As Marks & Spencer previews its all-important spring collections, Stephanie Smith gives her verdict on the new direction.
You can’t always get what you want. We know that now. Marks & Spencer has been trying to give British shoppers exactly what they want for what feels like a zillion fashion seasons, and still they fail to be overly impressed.
M&S interprets the runway fashion trends on behalf of its customers, and provides carefully designed, well-made collections of clothing and accessories, so that we can all look contemporary, flattered and stylish, feel comfortable, and don’t have to spend lots of time and money achieving all this.
This appears to be what the typical M&S shopper wants, after all. The retail giant held focus groups consisting of customers, and the results will be seen in the spring/summer 2017 collections, launched last week and dropping in February. Three groups of 40 women asked for on-trend pieces, a seasonal colour palette, easy layers, natural fibres, feminine details, refined fits and accessories to go with every outfit.
The result is a considered, effortless collection of floaty dresses, with feminine ruching and bows, separates in rich, earthy hues, soft denim pieces and all manner of striking but easy skirts.

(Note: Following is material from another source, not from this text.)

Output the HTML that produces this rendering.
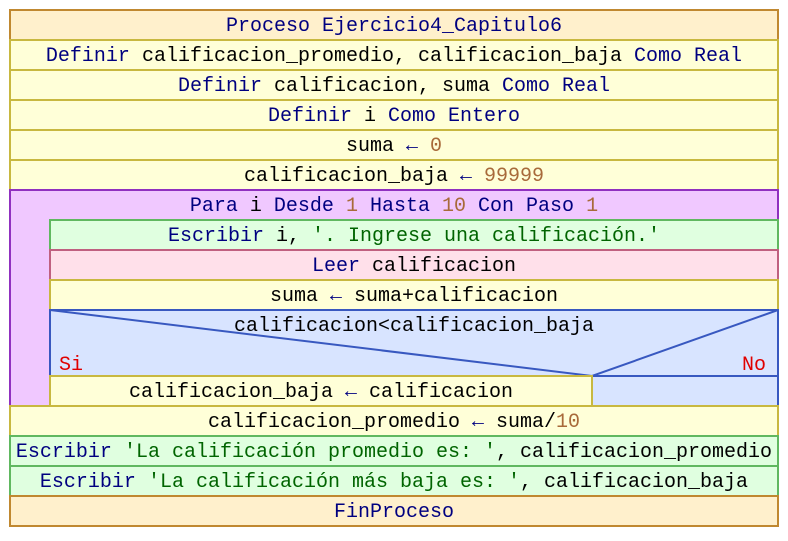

Statement sleeves are a major feature – the M&S shopper adores sleeves – with bell shapes, volume influences and gathering details all offering wearable, modern silhouettes.
In keeping with the emerging trend to give shoppers a buy-now option from future collections, there are shoes, bags and jewellery on offer to snap up straightaway, including a flower-embroidered handbag and Miu Miu-esque ballet flats.
There’s plenty of leisure wear too, with bra tops, hoodies and chic performance leggings to meet the increasing need for clothes that you can wear at home and weekends, as well as to the gym.
The collections start making their way into stores in January, beginning with the earthy toned, easy-layer pieces. The way in which M&S has named its collections for spring/summer 2017 in itself speaks much about the direction it is taking: Earth; Simply Elevated; Craftwork; Havana; and the Event Edit.
As for lingerie, there will be the promising sounding Youthful Lift bra, at £25, to accompany high-waisted Shapewear knickers at £28.
All this is set against a backdrop of store closures, with the company announcing recently that it is shutting 30 UK branches and converting 45 more into food-only shops, cutting space currently devoted to fashion, as part of a shake-up which it is hoped will put an end to the long-running slump in clothing sales.
Sadly, this will restrict opportunities to shop in the flesh, so to speak, although M&S is devoting energy to its online offer, so if you know how to e-tail, you’ll be fine.
The Indigo and Collezione lines will also be discontinued, to concentrate on ranges M&S believes are more relevant to its shoppers – Autograph and Per Una – and there will be more attention paid to the 50-plus woman and a less slavish pursuit of catwalk trends, following complaints that it is failing to meet the needs of its middle-aged customer base, for example, with the Archive by Alexa collection.
Well, as one middle-aged M&S shopper, I’d like to share my thoughts on that matter. Whether she is 50-plus or not, if the modern British shopper does not want to buy and wear thoughtfully designed, well-made clothes, offered at fair and reasonable (not dirt-cheap) prices, then the problem is hers.
Give Alexa Chung’s collection a go, I say. The boots are fabulous. And be open to some of M&S’s more directional styles. Maybe you can’t always get exactly what you want, but if you try, sometimes, you might find, you really do get what you need.